TO DO: Transcribe the stretch of entries below from the line with "Write a Python" through the line with "plt.rcParams['font.family'] = ['Liberation", exactly and with both ends included; leave out all other lines.

MATERIAL SUPPLIED:
·····

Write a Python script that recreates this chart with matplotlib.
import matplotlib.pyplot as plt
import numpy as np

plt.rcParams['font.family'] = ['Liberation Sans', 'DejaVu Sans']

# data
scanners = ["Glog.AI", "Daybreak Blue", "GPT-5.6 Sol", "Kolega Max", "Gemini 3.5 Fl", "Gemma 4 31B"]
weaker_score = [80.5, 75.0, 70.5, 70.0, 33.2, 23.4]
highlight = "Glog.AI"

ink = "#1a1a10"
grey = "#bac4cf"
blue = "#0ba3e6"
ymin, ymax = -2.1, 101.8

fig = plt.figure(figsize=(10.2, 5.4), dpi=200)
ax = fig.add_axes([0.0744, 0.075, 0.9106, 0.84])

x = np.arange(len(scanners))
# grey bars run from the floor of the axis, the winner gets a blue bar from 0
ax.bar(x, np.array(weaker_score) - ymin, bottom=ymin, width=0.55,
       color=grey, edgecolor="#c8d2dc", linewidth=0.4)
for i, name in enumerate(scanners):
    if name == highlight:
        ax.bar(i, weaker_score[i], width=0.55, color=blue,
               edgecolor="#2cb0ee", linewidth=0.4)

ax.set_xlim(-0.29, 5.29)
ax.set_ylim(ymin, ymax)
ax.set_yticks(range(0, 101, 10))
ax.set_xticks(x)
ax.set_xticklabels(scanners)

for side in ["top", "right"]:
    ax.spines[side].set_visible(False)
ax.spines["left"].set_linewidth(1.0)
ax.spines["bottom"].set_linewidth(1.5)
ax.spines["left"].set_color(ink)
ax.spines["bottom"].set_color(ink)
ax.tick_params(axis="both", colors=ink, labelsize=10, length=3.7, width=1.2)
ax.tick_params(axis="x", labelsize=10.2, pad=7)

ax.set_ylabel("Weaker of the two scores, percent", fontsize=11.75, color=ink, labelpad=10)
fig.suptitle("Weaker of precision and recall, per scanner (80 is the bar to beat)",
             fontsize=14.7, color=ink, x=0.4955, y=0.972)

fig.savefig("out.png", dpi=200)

·····

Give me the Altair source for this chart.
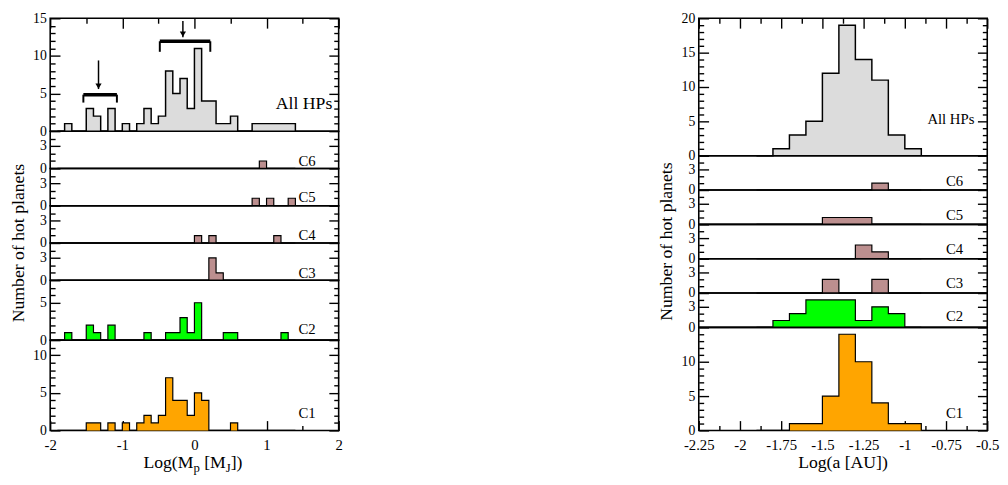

·····

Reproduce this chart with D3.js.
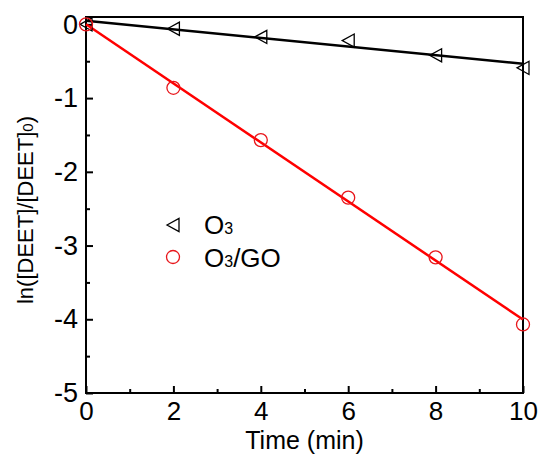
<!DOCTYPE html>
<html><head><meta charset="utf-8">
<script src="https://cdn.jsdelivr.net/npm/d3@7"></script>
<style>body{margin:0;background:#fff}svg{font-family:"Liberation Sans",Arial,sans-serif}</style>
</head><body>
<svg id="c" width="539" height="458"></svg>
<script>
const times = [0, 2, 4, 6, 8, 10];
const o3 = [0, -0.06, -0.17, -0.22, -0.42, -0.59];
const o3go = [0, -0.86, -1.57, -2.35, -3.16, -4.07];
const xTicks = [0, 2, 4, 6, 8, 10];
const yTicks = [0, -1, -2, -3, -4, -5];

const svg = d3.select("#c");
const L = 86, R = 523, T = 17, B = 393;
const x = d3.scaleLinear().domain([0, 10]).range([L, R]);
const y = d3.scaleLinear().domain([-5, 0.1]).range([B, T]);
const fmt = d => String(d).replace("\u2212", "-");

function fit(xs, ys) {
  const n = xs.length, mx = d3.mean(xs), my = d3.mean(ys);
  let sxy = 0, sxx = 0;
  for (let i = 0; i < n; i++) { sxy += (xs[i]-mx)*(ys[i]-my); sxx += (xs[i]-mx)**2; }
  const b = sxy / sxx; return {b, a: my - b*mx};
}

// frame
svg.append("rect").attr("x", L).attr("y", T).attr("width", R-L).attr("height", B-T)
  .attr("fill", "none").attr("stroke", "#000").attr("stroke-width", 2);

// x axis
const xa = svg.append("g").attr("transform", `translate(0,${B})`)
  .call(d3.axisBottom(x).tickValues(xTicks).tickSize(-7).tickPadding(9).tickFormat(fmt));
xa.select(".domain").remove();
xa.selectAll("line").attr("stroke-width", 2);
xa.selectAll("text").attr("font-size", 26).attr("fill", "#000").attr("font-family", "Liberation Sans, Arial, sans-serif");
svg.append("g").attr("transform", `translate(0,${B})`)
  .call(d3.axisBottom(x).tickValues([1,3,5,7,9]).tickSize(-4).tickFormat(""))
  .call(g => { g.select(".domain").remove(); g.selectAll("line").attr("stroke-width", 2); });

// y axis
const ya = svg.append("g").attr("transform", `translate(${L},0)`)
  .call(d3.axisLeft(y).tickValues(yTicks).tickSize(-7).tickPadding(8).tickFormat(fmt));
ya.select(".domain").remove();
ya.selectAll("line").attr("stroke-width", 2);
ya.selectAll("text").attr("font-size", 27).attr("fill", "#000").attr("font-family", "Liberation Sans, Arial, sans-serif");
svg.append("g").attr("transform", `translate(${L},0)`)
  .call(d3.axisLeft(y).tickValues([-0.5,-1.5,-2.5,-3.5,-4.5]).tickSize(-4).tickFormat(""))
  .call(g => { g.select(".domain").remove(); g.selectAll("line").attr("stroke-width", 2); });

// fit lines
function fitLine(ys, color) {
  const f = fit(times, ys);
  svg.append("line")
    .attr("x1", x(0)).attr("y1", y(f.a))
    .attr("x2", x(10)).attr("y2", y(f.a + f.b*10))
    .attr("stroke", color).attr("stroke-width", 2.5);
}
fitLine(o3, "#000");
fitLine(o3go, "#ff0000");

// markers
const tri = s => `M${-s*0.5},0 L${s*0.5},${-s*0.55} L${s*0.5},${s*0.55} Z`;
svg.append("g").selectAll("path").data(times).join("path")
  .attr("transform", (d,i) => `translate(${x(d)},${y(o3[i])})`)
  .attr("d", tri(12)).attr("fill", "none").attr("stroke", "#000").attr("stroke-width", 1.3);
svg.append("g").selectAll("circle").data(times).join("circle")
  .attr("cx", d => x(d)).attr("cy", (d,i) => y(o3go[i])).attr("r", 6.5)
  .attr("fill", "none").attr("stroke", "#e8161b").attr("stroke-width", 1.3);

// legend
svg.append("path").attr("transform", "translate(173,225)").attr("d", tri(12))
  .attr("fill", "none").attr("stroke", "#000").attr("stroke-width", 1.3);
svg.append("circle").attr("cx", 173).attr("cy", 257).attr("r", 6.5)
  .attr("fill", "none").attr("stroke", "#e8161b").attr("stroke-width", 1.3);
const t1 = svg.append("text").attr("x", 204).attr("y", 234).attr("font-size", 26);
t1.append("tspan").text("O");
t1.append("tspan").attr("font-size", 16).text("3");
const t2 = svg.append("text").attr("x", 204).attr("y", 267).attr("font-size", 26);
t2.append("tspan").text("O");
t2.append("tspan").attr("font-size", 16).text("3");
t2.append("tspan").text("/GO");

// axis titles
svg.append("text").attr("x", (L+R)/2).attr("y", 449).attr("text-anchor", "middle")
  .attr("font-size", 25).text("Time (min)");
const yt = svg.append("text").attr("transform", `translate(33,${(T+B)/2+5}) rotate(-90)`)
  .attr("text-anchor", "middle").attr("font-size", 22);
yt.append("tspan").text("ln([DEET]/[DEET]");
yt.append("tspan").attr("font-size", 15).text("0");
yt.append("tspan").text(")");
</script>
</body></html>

·····

RESPONSE TO THIS TASK:
Write a Python script that recreates this chart with matplotlib.
import matplotlib.pyplot as plt
import numpy as np

plt.rcParams['font.family'] = ['Liberation Sans', 'DejaVu Sans']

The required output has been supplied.